Get on with it
Intelligencer Journal: In our view
Published Sep 29, 2009 08:34

Perhaps there's a good reason why Pennsylvania needed an extra three months to pass its budget.

That's three months beyond the deadline. And the deadline (July 1) is written in the state lawbooks, so any living and sentient legislator (which description certainly covers more than half of them) knew it was coming.

That's two months longer than the U.S. Congress needed to pass the monumental Patriot Act in 2001.

Indeed, the Pennsylvania Assembly needed less than three weeks to agree to adopt the whole United States Constitution in 1787. It needed a whole three months to hash out the line items of the 2009 budget.

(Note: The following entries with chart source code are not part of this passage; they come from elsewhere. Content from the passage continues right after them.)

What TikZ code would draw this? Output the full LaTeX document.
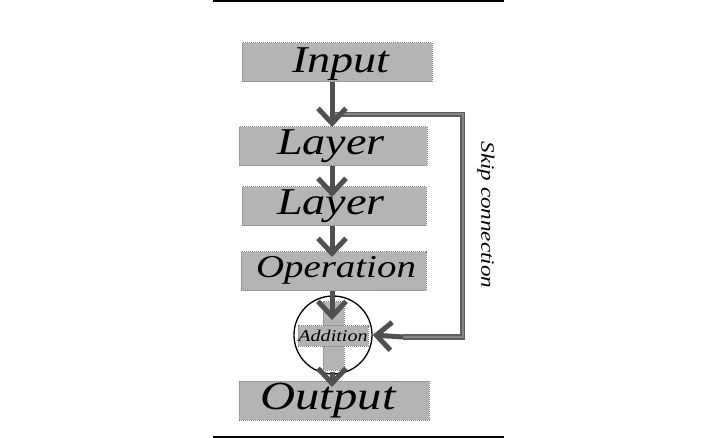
\documentclass[tikz,border=0pt]{standalone}
\usepackage{fontspec}
\newfontfamily\hand[FakeStretch=1.22]{Liberation Serif}
\usetikzlibrary{arrows.meta}
\definecolor{boxfill}{HTML}{B4B4B4}
\definecolor{boxline}{HTML}{808080}
\definecolor{arrowc}{HTML}{505050}
\definecolor{skipc}{HTML}{5E5E5E}
\definecolor{skipin}{HTML}{858585}
\tikzset{
  blk/.style={draw=boxline, fill=boxfill, line width=1bp, densely dotted, inner sep=0pt, minimum height=39bp},
  flow/.style={draw=arrowc, line width=5bp, -{Straight Barb[length=15bp,width=28bp,line width=5bp]}},
  skipline/.style={draw=skipc, line width=1.7bp, double=skipin, double distance=2bp},
  rule/.style={draw=black, line width=1.3bp}
}
\begin{document}
\begin{tikzpicture}[x=1bp,y=-1bp]
\useasboundingbox (0,0) rectangle (718,438);
\coordinate (tl) at (213,1); \coordinate (tr) at (504,1);
\coordinate (bl) at (213,437); \coordinate (br) at (504,437);
\draw[rule] (tl) -- (tr);
\draw[rule] (bl) -- (br);
% boxes
\node[blk, minimum width=190bp] (input) at (337,62.5) {};
\node[blk, minimum width=188bp] (layer1) at (333,146.5) {};
\node[blk, minimum width=184bp] (layer2) at (334,206.5) {};
\node[blk, minimum width=185bp] (oper) at (333.5,271.5) {};
\node[blk, minimum width=190bp] (output) at (334,400.5) {};
% addition circle
\node[draw=black, fill=white, circle, line width=1.3bp, minimum size=78bp, inner sep=0pt] (add) at (333,335) {};
\node[blk, minimum width=21bp, minimum height=68bp] (bar) at (333.5,336) {};
\node[blk, minimum width=70bp, minimum height=20bp] (addlab) at (333,336) {};
% texts
\node at (341,64) {\hand\itshape\fontsize{38}{38}\selectfont Input};
\node at (331,146) {\hand\itshape\fontsize{38}{38}\selectfont Layer};
\node at (331,206) {\hand\itshape\fontsize{38}{38}\selectfont Layer};
\node at (336,270) {\hand\itshape\fontsize{32}{32}\selectfont Operation};
\node at (333,336) {\hand\itshape\fontsize{16.5}{16.5}\selectfont Addition};
\node at (328,401) {\hand\itshape\fontsize{40}{40}\selectfont Output};
\node[rotate=-90] (skiplab) at (486,215) {\hand\itshape\fontsize{19}{19}\selectfont Skip connection};
% skip connection
\coordinate (s0) at (333,114.5);
\coordinate (s1) at (462.5,114.5);
\coordinate (s2) at (462.5,337);
\coordinate (s3) at (403,337);
\draw[skipline] (s0) -- (s1) -- (s2) -- (s3);
% flow arrows
\coordinate (a1) at (332,127);
\coordinate (a2) at (332,197);
\coordinate (a3) at (332,257);
\coordinate (a4) at (332,320);
\coordinate (a5) at (332,387);
\draw[flow] (332,82) -- (a1);
\draw[flow] (332,166) -- (a2);
\draw[flow] (332,226) -- (a3);
\draw[flow] (332,291) -- (a4);
\draw[flow] (332,372) -- (a5);
\draw[flow] (s3) -- (add.east);
\end{tikzpicture}
\end{document}
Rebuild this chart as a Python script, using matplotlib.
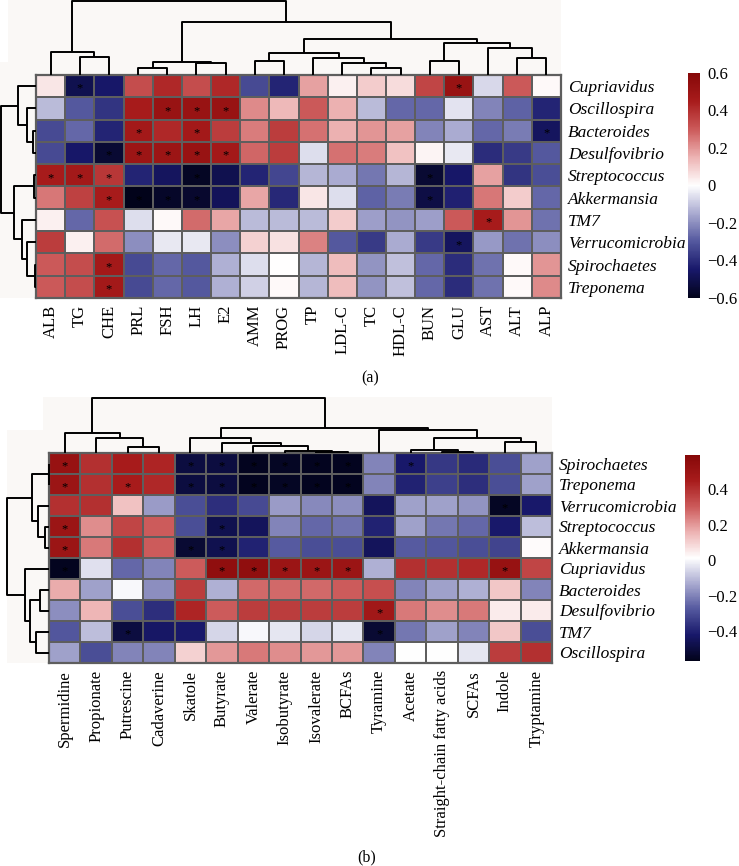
import numpy as np
import matplotlib
matplotlib.use('Agg')
import matplotlib.pyplot as plt
from matplotlib.colors import LinearSegmentedColormap, Normalize
from matplotlib.patches import Rectangle
from matplotlib.cm import ScalarMappable

# ---------------- data: panel (a) ----------------
genera_a = ['Cupriavidus', 'Oscillospira', 'Bacteroides', 'Desulfovibrio', 'Streptococcus',
            'Akkermansia', 'TM7', 'Verrucomicrobia', 'Spirochaetes', 'Treponema']
markers_a = ['ALB', 'TG', 'CHE', 'PRL', 'FSH', 'LH', 'E2', 'AMM', 'PROG', 'TP',
             'LDL-C', 'TC', 'HDL-C', 'BUN', 'GLU', 'AST', 'ALT', 'ALP']
values_a = [
    [0.05, -0.50, -0.45, 0.33, 0.42, 0.33, 0.42, -0.33, -0.42, 0.18, 0.03, 0.10, 0.07, 0.35, 0.52, -0.07, 0.30, 0.01],
    [-0.12, -0.30, -0.38, 0.45, 0.52, 0.52, 0.52, 0.22, 0.14, 0.30, 0.15, -0.12, -0.27, -0.27, -0.05, -0.22, -0.28, -0.42],
    [-0.33, -0.27, -0.42, 0.47, 0.42, 0.47, 0.37, 0.24, 0.37, 0.26, 0.15, 0.20, 0.18, -0.22, -0.15, -0.27, -0.23, -0.47],
    [-0.33, -0.45, -0.55, 0.50, 0.50, 0.52, 0.47, 0.28, 0.37, -0.06, 0.26, 0.24, 0.12, 0.02, -0.04, -0.40, -0.37, -0.30],
    [0.45, 0.47, 0.38, -0.42, -0.47, -0.58, -0.50, -0.42, -0.34, -0.13, -0.15, -0.24, -0.13, -0.55, -0.45, 0.18, -0.38, -0.32],
    [0.25, 0.36, 0.45, -0.60, -0.57, -0.56, -0.48, 0.17, -0.41, 0.05, -0.06, -0.28, -0.23, -0.52, -0.43, 0.25, 0.10, -0.27],
    [0.03, -0.27, 0.32, -0.06, 0.01, 0.27, 0.17, -0.12, -0.12, -0.12, 0.10, -0.17, -0.19, -0.17, 0.30, 0.45, 0.20, -0.25],
    [0.37, 0.03, 0.27, -0.20, -0.04, -0.04, -0.20, 0.09, 0.06, 0.23, -0.30, -0.37, -0.15, -0.37, -0.47, -0.18, -0.25, -0.20],
    [0.30, 0.33, 0.47, -0.33, -0.27, -0.30, -0.14, -0.06, 0.00, -0.13, 0.13, -0.19, -0.11, -0.27, -0.40, -0.25, 0.01, 0.20],
    [0.30, 0.33, 0.47, -0.33, -0.27, -0.30, -0.14, -0.08, 0.01, -0.13, 0.13, -0.19, -0.11, -0.27, -0.40, -0.25, 0.01, 0.22],
]
sig_a = {
    'Cupriavidus': ['TG', 'GLU'],
    'Oscillospira': ['FSH', 'LH', 'E2'],
    'Bacteroides': ['PRL', 'LH', 'ALP'],
    'Desulfovibrio': ['CHE', 'PRL', 'FSH', 'LH', 'E2'],
    'Streptococcus': ['ALB', 'TG', 'CHE', 'LH', 'BUN'],
    'Akkermansia': ['CHE', 'PRL', 'FSH', 'LH', 'BUN'],
    'TM7': ['AST'],
    'Verrucomicrobia': ['GLU'],
    'Spirochaetes': ['CHE'],
    'Treponema': ['CHE'],
}
# dendrogram merges: (child, child, height); ints refer to earlier merges
col_tree_a = [('TG', 'CHE', 18), ('ALB', 0, 23), ('PRL', 'FSH', 7), ('LH', 'E2', 12), (2, 3, 13),
              ('AMM', 'PROG', 14), ('TC', 'HDL-C', 7), ('LDL-C', 6, 12), ('TP', 7, 17), (5, 8, 22),
              ('BUN', 'GLU', 14), ('ALT', 'ALP', 17), ('AST', 11, 27), (10, 12, 32), (9, 13, 36),
              (4, 14, 53), (1, 15, 74)]
row_tree_a = [('Bacteroides', 'Desulfovibrio', 3), ('Oscillospira', 0, 9), ('Cupriavidus', 1, 18),
              ('Streptococcus', 'Akkermansia', 2), ('Spirochaetes', 'Treponema', 1),
              ('Verrucomicrobia', 4, 9), ('TM7', 5, 14), (3, 6, 22), (2, 7, 35)]
ticks_a = [0.6, 0.4, 0.2, 0, -0.2, -0.4, -0.6]

# ---------------- data: panel (b) ----------------
genera_b = ['Spirochaetes', 'Treponema', 'Verrucomicrobia', 'Streptococcus', 'Akkermansia',
            'Cupriavidus', 'Bacteroides', 'Desulfovibrio', 'TM7', 'Oscillospira']
metabolites_b = ['Spermidine', 'Propionate', 'Putrescine', 'Cadaverine', 'Skatole', 'Butyrate',
                 'Valerate', 'Isobutyrate', 'Isovalerate', 'BCFAs', 'Tyramine', 'Acetate',
                 'Straight-chain fatty acids', 'SCFAs', 'Indole', 'Tryptamine']
values_b = [
    [0.52, 0.40, 0.45, 0.43, -0.50, -0.50, -0.56, -0.55, -0.56, -0.56, -0.20, -0.42, -0.35, -0.38, -0.30, -0.15],
    [0.50, 0.40, 0.45, 0.42, -0.50, -0.50, -0.56, -0.55, -0.56, -0.56, -0.20, -0.40, -0.33, -0.37, -0.30, -0.15],
    [0.40, 0.40, 0.13, -0.16, -0.30, -0.37, -0.31, -0.16, -0.19, -0.18, -0.45, -0.15, -0.15, -0.17, -0.55, -0.42],
    [0.50, 0.22, 0.35, 0.30, -0.30, -0.47, -0.45, -0.20, -0.25, -0.23, -0.40, -0.15, -0.22, -0.25, -0.42, -0.10],
    [0.50, 0.25, 0.40, 0.30, -0.52, -0.47, -0.40, -0.27, -0.30, -0.30, -0.45, -0.27, -0.28, -0.30, -0.32, 0.02],
    [-0.56, -0.04, -0.25, -0.20, 0.30, 0.55, 0.55, 0.50, 0.50, 0.50, -0.12, 0.40, 0.40, 0.42, 0.52, 0.35],
    [0.17, -0.15, 0.00, -0.18, 0.37, -0.12, 0.28, 0.28, 0.28, 0.30, 0.33, -0.20, -0.15, -0.12, 0.12, -0.20],
    [-0.18, 0.15, -0.30, -0.37, 0.43, 0.30, 0.37, 0.37, 0.37, 0.37, 0.48, 0.25, 0.22, 0.25, 0.05, 0.05],
    [-0.28, -0.10, -0.50, -0.43, -0.42, -0.06, 0.00, -0.03, -0.06, -0.03, -0.52, -0.22, -0.15, -0.20, 0.12, -0.30],
    [-0.15, -0.30, -0.20, -0.20, 0.10, 0.20, 0.25, 0.22, 0.20, 0.20, -0.20, 0.01, 0.01, -0.03, 0.37, 0.40],
]
sig_b = {
    'Spirochaetes': ['Spermidine', 'Skatole', 'Butyrate', 'Valerate', 'Isobutyrate', 'Isovalerate', 'BCFAs', 'Acetate'],
    'Treponema': ['Spermidine', 'Putrescine', 'Skatole', 'Butyrate', 'Valerate', 'Isobutyrate', 'Isovalerate', 'BCFAs'],
    'Verrucomicrobia': ['Indole'],
    'Streptococcus': ['Spermidine', 'Butyrate'],
    'Akkermansia': ['Spermidine', 'Skatole', 'Butyrate'],
    'Cupriavidus': ['Spermidine', 'Butyrate', 'Valerate', 'Isobutyrate', 'Isovalerate', 'BCFAs', 'Indole'],
    'Desulfovibrio': ['Tyramine'],
    'TM7': ['Putrescine', 'Tyramine'],
}
col_tree_b = [('Putrescine', 'Cadaverine', 5.7), ('Propionate', 0, 14.7), ('Spermidine', 1, 19.7),
              ('Isovalerate', 'BCFAs', 1), ('Isobutyrate', 3, 2), ('Valerate', 4, 7), ('Butyrate', 5, 10),
              ('Skatole', 6, 15), ('Straight-chain fatty acids', 'SCFAs', 1.5), ('Acetate', 8, 3),
              ('Indole', 'Tryptamine', 11), (9, 10, 15), ('Tyramine', 11, 23), (7, 12, 25), (2, 13, 55.5)]
row_tree_b = [('Spirochaetes', 'Treponema', 0.5), ('Streptococcus', 'Akkermansia', 4),
              ('Verrucomicrobia', 1, 11), (0, 2, 17), ('Bacteroides', 'Desulfovibrio', 9),
              ('TM7', 'Oscillospira', 13), (4, 5, 19), ('Cupriavidus', 6, 24), (3, 7, 42)]
ticks_b = [0.4, 0.2, 0, -0.2, -0.4]

# ---------------- styling ----------------
W, H = 739, 866
fig = plt.figure(figsize=(W / 100, H / 100), dpi=100)
fig.patch.set_facecolor('white')

SERIF = ['Liberation Serif', 'DejaVu Serif']
cmap = LinearSegmentedColormap.from_list('rb', [
    (0.0, '#02031A'), (0.125, '#18186A'), (0.25, '#53579E'), (0.375, '#A9AAD0'),
    (0.5, '#FFFFFF'), (0.625, '#EDB3B3'), (0.75, '#CC5A5A'), (0.875, '#A81C1C'), (1.0, '#860808')])
GRID = '#5e5e5e'
BG = '#FAF8F6'


def px_axes(x0, y0, x1, y1, **kw):
    return fig.add_axes([x0 / W, 1 - y1 / H, (x1 - x0) / W, (y1 - y0) / H], **kw)


def bg_rect(x0, y0, x1, y1):
    fig.patches.append(Rectangle((x0 / W, 1 - y1 / H), (x1 - x0) / W, (y1 - y0) / H,
                                 transform=fig.transFigure, facecolor=BG, edgecolor='none', zorder=-10))


def draw_tree(ax, tree, leaves, orient):
    pos = {}
    hts = {}
    for i, name in enumerate(leaves):
        pos[name] = i + 0.5
        hts[name] = 0.0
    for k, (a, b, h) in enumerate(tree):
        pa, pb = pos[a], pos[b]
        ha, hb = hts[a], hts[b]
        if orient == 'top':
            ax.plot([pa, pa, pb, pb], [ha, h, h, hb], color='black', lw=1.4, solid_capstyle='butt',
                    clip_on=False)
        else:
            ax.plot([ha, h, h, hb], [pa, pa, pb, pb], color='black', lw=1.4, solid_capstyle='butt',
                    clip_on=False)
        pos[k] = (pa + pb) / 2
        hts[k] = h
    ax.axis('off')


def heat(box, colbox, rowbox, cbbox, rows, cols, vals, sig, ctree, rtree, vmin, vmax, ticks):
    vals = np.array(vals)
    norm = Normalize(vmin=vmin, vmax=vmax)
    ax = px_axes(*box)
    ax.pcolormesh(vals, cmap=cmap, norm=norm, edgecolors=GRID, linewidth=1.4)
    ax.set_xlim(0, len(cols))
    ax.set_ylim(len(rows), 0)
    for s in ax.spines.values():
        s.set_color(GRID)
        s.set_linewidth(1.6)
    ax.set_xticks(np.arange(len(cols)) + 0.5)
    ax.set_xticklabels(cols, rotation=90, family=SERIF, fontsize=12)
    ax.set_yticks(np.arange(len(rows)) + 0.5)
    ax.set_yticklabels(rows, family=SERIF, style='italic', fontsize=12.5)
    ax.yaxis.tick_right()
    ax.tick_params(length=0, pad=5)
    for r, name in enumerate(rows):
        for c in sig.get(name, []):
            ax.text(cols.index(c) + 0.5, r + 0.62, '*', ha='center', va='center',
                    fontsize=9, color='black', family=SERIF)
    # dendrograms
    cax_d = px_axes(*colbox)
    cax_d.set_xlim(0, len(cols))
    cax_d.set_ylim(0, colbox[3] - colbox[1])
    draw_tree(cax_d, ctree, cols, 'top')
    rax_d = px_axes(*rowbox)
    rax_d.set_ylim(len(rows), 0)
    rax_d.set_xlim(rowbox[2] - rowbox[0], 0)
    draw_tree(rax_d, rtree, rows, 'left')
    # colour bar
    cb_ax = px_axes(*cbbox)
    cb = fig.colorbar(ScalarMappable(norm=norm, cmap=cmap), cax=cb_ax, ticks=ticks)
    cb.outline.set_visible(False)
    cb.ax.tick_params(length=0, pad=5)
    cb.ax.set_yticklabels(['0' if t == 0 else ('%.1f' % t).replace('-', '\u2212') for t in ticks],
                          family=SERIF, fontsize=12)
    return ax


# faint background behind dendrograms
bg_rect(8, 0, 561, 62)
bg_rect(0, 62, 561, 298)
bg_rect(43, 397, 552, 430)
bg_rect(7, 430, 552, 663)

heat((36, 75, 561, 298), (36, 0, 561, 75), (0, 75, 36, 298), (688, 73, 700, 298),
     genera_a, markers_a, values_a, sig_a, col_tree_a, row_tree_a, -0.6, 0.6, ticks_a)
heat((49, 453, 552, 663), (49, 395, 552, 453), (5, 453, 49, 663), (685, 455, 700, 661),
     genera_b, metabolites_b, values_b, sig_b, col_tree_b, row_tree_b, -0.57, 0.595, ticks_b)

fig.text(370 / W, 1 - 378 / H, '(a)', ha='center', va='center', family=SERIF, fontsize=11.5)
fig.text(367 / W, 1 - 857 / H, '(b)', ha='center', va='center', family=SERIF, fontsize=11.5)

fig.savefig('out.png', dpi=100, facecolor='white')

For that matter, the good Lord needed only 40 days to wipe out the world (except Noah and friends). The Pennsylvania legislature took twice that long to pass a budget, and it's not done yet.

Perhaps there was a good reason Pennsylvania was the last state in the union this year to get a budget together.

Perhaps such bedrock principles were at risk that nothing but the most unflinching brinkmanship would answer to history's judgment.

Most residents of the state, we're willing to bet, think the impasse in Harrisburg has more to do with maneuvering the guys from the other party into looking bad.

At any rate, when a deal was announced Sept. 18 between Gov. Ed Rendell and top Republican and Democratic lawmakers, the people of the state breathed a collective sigh of relief.

While negotiators were holding their high ground on principle (or political calculation), hundreds of private organizations and businesses that form Pennsylvania's social safety net saw their checks dry up.

They had to take out loans, lay off workers and shut down some services to save others.

They, and their clients, were hostages of politics.

The YWCA of Lancaster, for example, provides child care for 300 children daily, counseling and accompaniment for sexual assault victims, parenting education and youth services that cost $100,000 per month. During the impasse, the Y did not receive its due reimbursement.

Now, at last, it's over. Or it should be.

More than a week after announcing the handshake deal, Gov. Rendell and the lawmakers continue to haggle over the details. The haggling now threatens to become heavy enough to drag down the deal.

It's been a hard year. We understand that. The state budget will be bitter for everyone. We expect that.

And while it would be too much to say we believe our lawmakers to be up to the task, three months and counting seems to be pushing the patience threshhold of even a Pennsylvania voter.